Republican presidential hopeful Malcolm S. "Steve" Forbes is kicking off a $2 million television, radio and newspaper advertising campaign this week, opening the 2000 election season more than eight months before the first primary.
The four-week ad cycle, dubbed by his campaign the "earliest ever" major media buy in presidential history, will be the first installment of $10 million that Forbes plans to spend on advertising through the summer.
Sources close to the multimillionaire said he was taking a page from President Clinton's 1996 playbook by trying to get his message across early in hopes of defining the campaign agenda.
The ads, to run nationwide on cable television stations, conservative radio programs, the newspaper USA Today and local papers in Iowa, New Hampshire and Nebraska, feature an upbeat Forbes presenting himself as "an outsider," who, as one ad puts it, "is not a part of the political process, who's not caught up in the day-to-day give-and-take of compromise with special interests."
The full-page newspaper ad notes that Forbes's personal wealth gives him a degree of independence unmatched by his rivals, and the $2 million is also more money than any of his GOP rivals raised in the first quarter of 1999 except Texas Gov. George W. Bush.
Negative ads by Forbes caused eventual Republican presidential nominee Robert J. Dole a lot of trouble during the primary campaign in 1996, but this year's opening salvo of seven television ads simply lays out Forbes's general positions in favor of a flat tax and individual retirement accounts and introduces Forbes as an outsider capable of providing America with a "moral compass."
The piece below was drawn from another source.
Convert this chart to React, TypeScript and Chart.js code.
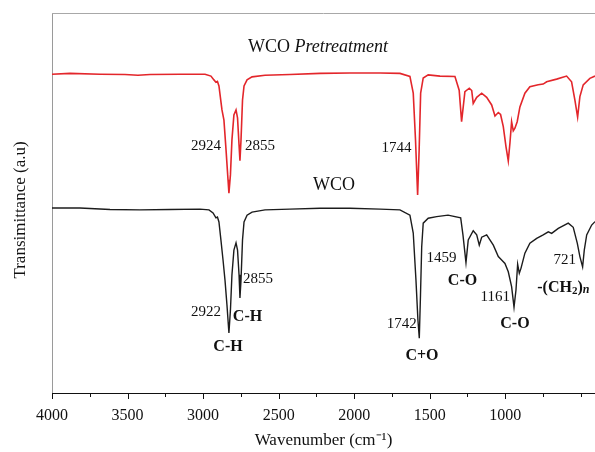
import React, { useEffect, useRef } from 'react';
import { Chart, registerables } from 'chart.js';

Chart.register(...registerables);

// Spectrum: WCO Pretreatment (red)
const pretreatWave = [4000, 3881, 3682, 3517, 3431, 3351, 3153, 2987, 2948, 2928, 2915, 2905, 2895, 2875, 2862, 2848, 2835, 2829, 2819, 2809, 2796, 2782, 2772, 2762, 2756, 2749, 2739, 2729, 2709, 2676, 2590, 2425, 2226, 2028, 1829, 1697, 1631, 1609, 1594, 1580, 1570, 1560, 1543, 1510, 1432, 1333, 1305, 1289, 1267, 1238, 1222, 1212, 1189, 1156, 1123, 1090, 1068, 1046, 1031, 1013, 995, 980, 969, 958, 947, 936, 921, 903, 870, 837, 782, 749, 726, 660, 594, 561, 539, 521, 506, 484, 440, 406];
const pretreatT = [83.9, 84.1, 83.9, 83.8, 83.6, 83.8, 83.9, 83.9, 83.4, 82.4, 81.8, 82.0, 80.8, 74.5, 71.8, 63.9, 56.1, 52.6, 57.4, 66.6, 73.2, 74.5, 72.4, 65.3, 61.1, 66.6, 77.1, 80.8, 82.4, 83.2, 83.6, 83.8, 84.1, 84.2, 84.2, 84.1, 83.3, 78.9, 66.6, 52.1, 63.9, 78.9, 82.9, 83.7, 83.4, 83.3, 79.7, 71.4, 79.3, 80.2, 79.6, 76.2, 77.8, 78.9, 77.8, 75.8, 72.9, 73.8, 73.3, 70.1, 64.8, 61.1, 65.8, 71.4, 69.0, 69.7, 71.4, 75.3, 78.9, 80.6, 81.1, 81.3, 81.9, 82.6, 83.4, 81.9, 77.1, 72.6, 78.0, 81.1, 82.8, 83.4];

// Spectrum: WCO (black)
const wcoWave = [4000, 3815, 3616, 3418, 3219, 3021, 2961, 2934, 2915, 2905, 2895, 2882, 2868, 2855, 2842, 2829, 2819, 2809, 2796, 2782, 2772, 2762, 2756, 2749, 2739, 2729, 2709, 2676, 2590, 2425, 2226, 2028, 1829, 1697, 1631, 1609, 1591, 1578, 1569, 1561, 1553, 1543, 1510, 1454, 1379, 1295, 1280, 1260, 1245, 1212, 1189, 1172, 1156, 1123, 1079, 1046, 1024, 1002, 980, 958, 942, 929, 918, 907, 896, 870, 837, 792, 749, 715, 693, 649, 583, 550, 523, 506, 488, 477, 461, 428, 406];
const wcoT = [48.7, 48.7, 48.3, 48.2, 48.3, 48.4, 48.2, 47.4, 46.1, 46.3, 45.0, 40.3, 35.0, 29.7, 23.2, 15.8, 21.8, 31.1, 37.6, 39.5, 37.6, 31.1, 25.0, 29.7, 40.3, 45.0, 46.8, 47.6, 48.2, 48.4, 48.6, 48.6, 48.4, 48.2, 46.8, 42.1, 29.7, 19.2, 14.4, 25.8, 38.5, 44.7, 46.0, 46.4, 46.8, 46.1, 41.6, 34.3, 40.3, 42.7, 41.6, 38.9, 41.0, 41.6, 38.9, 35.9, 35.0, 34.1, 31.9, 28.0, 22.6, 27.1, 33.9, 31.5, 32.8, 36.8, 39.4, 40.7, 41.6, 42.4, 42.0, 43.3, 44.7, 43.6, 39.4, 35.9, 33.2, 37.6, 41.6, 44.2, 45.1];

const majorTicks = [4000, 3500, 3000, 2500, 2000, 1500, 1000];
const minorTicks = [3750, 3250, 2750, 2250, 1750, 1250, 750, 500];

const X_MIN = 406;
const X_MAX = 4000;

type Ann = { text: string; wave: number; t: number; align: CanvasTextAlign; kind: 'num' | 'bond' };
const annotations: Ann[] = [
  { text: '2924', wave: 2882, t: 65.0, align: 'right', kind: 'num' },
  { text: '2855', wave: 2723, t: 65.0, align: 'left', kind: 'num' },
  { text: '1744', wave: 1620, t: 64.5, align: 'right', kind: 'num' },
  { text: '2922', wave: 2882, t: 21.4, align: 'right', kind: 'num' },
  { text: '2855', wave: 2736, t: 30.0, align: 'left', kind: 'num' },
  { text: 'C-H', wave: 2706, t: 20.1, align: 'center', kind: 'bond' },
  { text: 'C-H', wave: 2835, t: 12.2, align: 'center', kind: 'bond' },
  { text: '1742', wave: 1586, t: 18.2, align: 'right', kind: 'num' },
  { text: 'C+O', wave: 1551, t: 9.7, align: 'center', kind: 'bond' },
  { text: '1459', wave: 1322, t: 35.4, align: 'right', kind: 'num' },
  { text: 'C-O', wave: 1283, t: 29.6, align: 'center', kind: 'bond' },
  { text: '1161', wave: 969, t: 25.3, align: 'right', kind: 'num' },
  { text: 'C-O', wave: 936, t: 18.2, align: 'center', kind: 'bond' },
  { text: '721', wave: 532, t: 35.0, align: 'right', kind: 'num' },
];

const SERIF = '"Liberation Serif", "Times New Roman", serif';

const decorPlugin = {
  id: 'decor',
  afterDraw(chart: any) {
    const { ctx, chartArea } = chart;
    const { left, right, top, bottom } = chartArea;
    const x = chart.scales.x;
    const y = chart.scales.y;
    ctx.save();
    // top frame line
    ctx.strokeStyle = '#a8a8a8';
    ctx.lineWidth = 1;
    ctx.beginPath();
    ctx.moveTo(left, top + 0.5);
    ctx.lineTo(right, top + 0.5);
    ctx.stroke();
    // x ticks
    ctx.strokeStyle = '#111';
    const tick = (v: number, len: number) => {
      const px = Math.round(x.getPixelForValue(v)) + 0.5;
      ctx.beginPath();
      ctx.moveTo(px, bottom);
      ctx.lineTo(px, bottom + len);
      ctx.stroke();
    };
    majorTicks.forEach((v) => tick(v, 6));
    minorTicks.forEach((v) => tick(v, 4));

    // y title
    ctx.save();
    ctx.fillStyle = '#111';
    ctx.font = `17px ${SERIF}`;
    ctx.textAlign = 'center';
    ctx.textBaseline = 'middle';
    ctx.translate(21, (top + bottom) / 2 + 7);
    ctx.rotate(-Math.PI / 2);
    ctx.fillText('Transimittance (a.u)', 0, 0);
    ctx.restore();

    // series titles
    ctx.fillStyle = '#111';
    ctx.textBaseline = 'middle';
    ctx.textAlign = 'left';
    ctx.font = `18px ${SERIF}`;
    const tx = x.getPixelForValue(2703);
    const ty = y.getPixelForValue(91.1);
    ctx.fillText('WCO ', tx, ty);
    const w1 = ctx.measureText('WCO ').width;
    ctx.font = `italic 18px ${SERIF}`;
    ctx.fillText('Pretreatment', tx + w1, ty);

    ctx.font = `18px ${SERIF}`;
    ctx.textAlign = 'center';
    ctx.fillText('WCO', x.getPixelForValue(2134), y.getPixelForValue(54.7));

    // peak annotations
    annotations.forEach((a) => {
      ctx.font = a.kind === 'num' ? `15px ${SERIF}` : `bold 16px ${SERIF}`;
      ctx.textAlign = a.align;
      ctx.fillText(a.text, x.getPixelForValue(a.wave), y.getPixelForValue(a.t));
    });

    // -(CH2)n
    let cx = x.getPixelForValue(788);
    const cy = y.getPixelForValue(27.8);
    ctx.textAlign = 'left';
    const parts: [string, string, number][] = [
      ['-(CH', `bold 16px ${SERIF}`, 0],
      ['2', `bold 11px ${SERIF}`, 4],
      [')', `bold 16px ${SERIF}`, 0],
      ['n', `bold italic 12px ${SERIF}`, 3],
    ];
    parts.forEach(([t, f, dy]) => {
      ctx.font = f;
      ctx.fillText(t, cx, cy + dy);
      cx += ctx.measureText(t).width;
    });
    ctx.restore();
  },
};

export default function App() {
  const ref = useRef<HTMLCanvasElement | null>(null);
  useEffect(() => {
    if (!ref.current) return;
    Chart.defaults.font.family = SERIF;
    const chart = new Chart(ref.current, {
      type: 'line',
      data: {
        datasets: [
          {
            label: 'WCO Pretreatment',
            data: pretreatWave.map((w, i) => ({ x: w, y: pretreatT[i] })),
            borderColor: '#e3262b',
            borderWidth: 1.6,
            pointRadius: 0,
            tension: 0,
          },
          {
            label: 'WCO',
            data: wcoWave.map((w, i) => ({ x: w, y: wcoT[i] })),
            borderColor: '#1c1c1c',
            borderWidth: 1.4,
            pointRadius: 0,
            tension: 0,
          },
        ],
      },
      options: {
        animation: false,
        responsive: false,
        layout: { padding: { top: 13, left: 0, right: 0, bottom: 0 } },
        plugins: { legend: { display: false }, tooltip: { enabled: false } },
        scales: {
          x: {
            type: 'linear',
            min: X_MIN,
            max: X_MAX,
            reverse: true,
            afterBuildTicks: (s: any) => {
              s.ticks = majorTicks.map((v) => ({ value: v }));
            },
            ticks: {
              autoSkip: false,
              maxRotation: 0,
              color: '#111',
              font: { size: 16 },
              padding: 13,
              callback: (v: any) => String(v),
            },
            grid: { display: false, drawTicks: false },
            border: { display: true, color: '#111', width: 1 },
            title: {
              display: true,
              text: 'Wavenumber (cm⁻¹)',
              color: '#111',
              font: { size: 17 },
              padding: { top: 0, bottom: 1 },
            },
            afterFit: (s: any) => {
              s.height = 59;
              s.paddingLeft = 0;
              s.paddingRight = 0;
            },
          },
          y: {
            min: 0,
            max: 100,
            ticks: { display: false },
            grid: { display: false },
            border: { display: true, color: '#9a9a9a', width: 1 },
            afterFit: (s: any) => {
              s.width = 52;
            },
          },
        },
      },
      plugins: [decorPlugin],
    });
    return () => chart.destroy();
  }, []);
  return (
    <div style={{ position: 'fixed', left: 0, top: 0, width: 595, height: 452, background: '#fff' }}>
      <canvas ref={ref} width={595} height={452} />
    </div>
  );
}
New York Mayor Rudolph W. Giuliani (R), contemplating a Senate race, had some fun at the expense of Hillary Rodham Clinton, who is looking at the same Senate race. Giuliani, who has a penchant for dressing in costume--he wore a dress and wig on "Saturday Night Live"--donned a red Arkansas jacket and cap and announced he was headed to Little Rock:
"I'm going to say, 'I've never lived in Arkansas, I've never worked in Arkansas, I've never been to Arkansas, but I love Arkansas,' " he said to 1,700 supporters at a New York city fund-raiser. " 'In fact, I love it so much I'm going to be running for the Senate. And do you know how I'm going to prepare for it? I'm going to come here and take a vacation, in Arkansas.' "
Garry Mauro, the Texas Railroad Commission member who ran against Gov. George W. Bush last year and lost in a landslide, acknowledged that his presidential choice, Vice President Gore, is trailing Bush badly in Texas.
"Gore's expectations, as a result, are way down here, while Bush's are way up here," Mauro told a reporter. Bush has "nowhere to go but down. I'd rather be where we are than where he is."
Staff writer David Von Drehle contributed to this report.